##### PROVIDED MATERIAL

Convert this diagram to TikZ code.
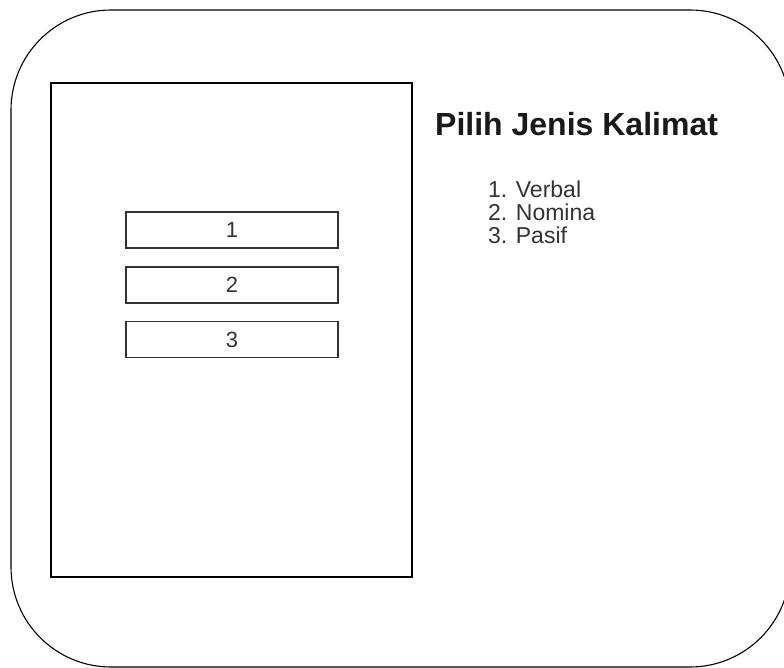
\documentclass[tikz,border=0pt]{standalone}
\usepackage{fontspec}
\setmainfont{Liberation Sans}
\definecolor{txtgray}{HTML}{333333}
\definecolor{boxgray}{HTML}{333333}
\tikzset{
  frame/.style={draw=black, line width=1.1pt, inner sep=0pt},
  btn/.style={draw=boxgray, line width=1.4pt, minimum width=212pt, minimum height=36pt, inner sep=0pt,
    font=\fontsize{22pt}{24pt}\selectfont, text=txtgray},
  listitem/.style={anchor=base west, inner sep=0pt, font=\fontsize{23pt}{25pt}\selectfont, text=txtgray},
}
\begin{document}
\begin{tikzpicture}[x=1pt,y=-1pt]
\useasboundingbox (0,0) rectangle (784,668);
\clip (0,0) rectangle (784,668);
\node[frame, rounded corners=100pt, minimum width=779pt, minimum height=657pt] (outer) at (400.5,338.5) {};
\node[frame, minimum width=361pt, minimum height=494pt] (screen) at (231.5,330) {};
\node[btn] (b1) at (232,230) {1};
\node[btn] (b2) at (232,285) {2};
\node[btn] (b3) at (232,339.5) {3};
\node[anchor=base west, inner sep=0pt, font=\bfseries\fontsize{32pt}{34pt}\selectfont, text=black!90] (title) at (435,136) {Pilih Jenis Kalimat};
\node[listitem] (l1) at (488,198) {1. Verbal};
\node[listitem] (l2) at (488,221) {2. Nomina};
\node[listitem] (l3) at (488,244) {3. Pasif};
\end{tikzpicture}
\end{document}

##########

Quote all the lines above exactly as given. Do not include the pictures.

Convert this diagram to TikZ code.
\documentclass[tikz,border=0pt]{standalone}
\usepackage{fontspec}
\setmainfont{Liberation Sans}
\definecolor{txtgray}{HTML}{333333}
\definecolor{boxgray}{HTML}{333333}
\tikzset{
  frame/.style={draw=black, line width=1.1pt, inner sep=0pt},
  btn/.style={draw=boxgray, line width=1.4pt, minimum width=212pt, minimum height=36pt, inner sep=0pt,
    font=\fontsize{22pt}{24pt}\selectfont, text=txtgray},
  listitem/.style={anchor=base west, inner sep=0pt, font=\fontsize{23pt}{25pt}\selectfont, text=txtgray},
}
\begin{document}
\begin{tikzpicture}[x=1pt,y=-1pt]
\useasboundingbox (0,0) rectangle (784,668);
\clip (0,0) rectangle (784,668);
\node[frame, rounded corners=100pt, minimum width=779pt, minimum height=657pt] (outer) at (400.5,338.5) {};
\node[frame, minimum width=361pt, minimum height=494pt] (screen) at (231.5,330) {};
\node[btn] (b1) at (232,230) {1};
\node[btn] (b2) at (232,285) {2};
\node[btn] (b3) at (232,339.5) {3};
\node[anchor=base west, inner sep=0pt, font=\bfseries\fontsize{32pt}{34pt}\selectfont, text=black!90] (title) at (435,136) {Pilih Jenis Kalimat};
\node[listitem] (l1) at (488,198) {1. Verbal};
\node[listitem] (l2) at (488,221) {2. Nomina};
\node[listitem] (l3) at (488,244) {3. Pasif};
\end{tikzpicture}
\end{document}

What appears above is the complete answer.